Parallel index only scan
GPORCA can use multiple workers to execute an index-only scan in parallel for queries that select only columns covered by an index. Workers read results entirely from the index without accessing table data blocks, which reduces I/O compared to a regular parallel index scan. This optimization requires a populated visibility map (run VACUUM on the table first) and applies to B-tree indexes only. For details, see Parallel Index Only Scan with GPORCA.
Parallel hash join
GPORCA supports parallel-aware hash joins (Inner and Left Outer Joins), allowing multiple workers to execute a hash join concurrently. The optimizer can transform logical joins into parallel physical joins, with workers coordinating to build shared hash tables or process independent subsets of data.
Parallel hash semi join and hash left anti semi join
GPORCA extends parallel execution to Hash Semi Join (used in EXISTS subqueries) and Hash Left Anti Semi Join (used in NOT IN subqueries). These join types can use multiple CPU cores within each segment, improving performance for queries that filter rows based on the existence or non-existence of matching rows in a subquery.
Parallel aggregation
GPORCA supports parallel group and hash aggregation, enabling workers to perform partial aggregations locally before redistributing or merging results. This helps queries that aggregate over large datasets or use GROUP BY with many distinct values.

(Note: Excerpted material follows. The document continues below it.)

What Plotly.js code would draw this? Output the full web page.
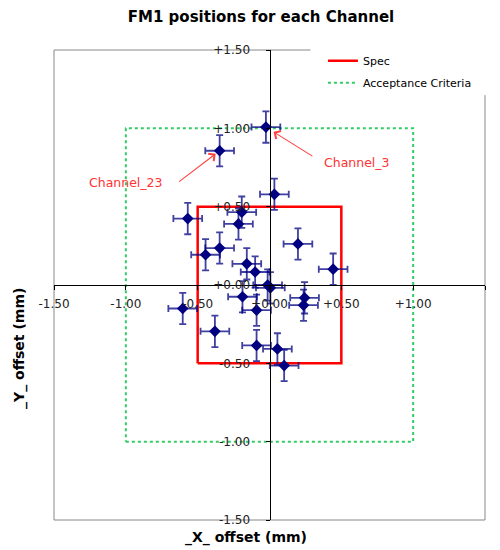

Parallel append for partitioned table scans
GPORCA can generate parallel append paths for partitioned table scans, parallelizing segment-level scans across partitions to improve performance on large partitioned tables. This feature is controlled by the optimizer_enable_parallel_append GUC parameter.
When parallel append is enabled, GPORCA can additionally generate a parallel partition selector node that parallelizes dynamic partition elimination (DPE) across workers using a shared-memory bitmapset, preventing redundant scans. This feature is controlled by the optimizer_enable_parallel_part_selector GUC parameter and is enabled by default.
Note
Parallel append is a cost-based optimization. GPORCA evaluates the cost of both the parallel append path and the default dynamic scan path, and selects the plan with the lower estimated cost. In environments with a small number of segments or limited data volume, the optimizer may determine that the dynamic scan path is more efficient, and therefore not choose the parallel append plan.
For detailed usage and configuration, see Query Partitioned Tables in Parallel.
Reduce I/O with index optimizations
If your queries have suitable indexes but GPORCA still reads more data than necessary, the following optimizations can help reduce disk I/O and avoid unnecessary sort operations.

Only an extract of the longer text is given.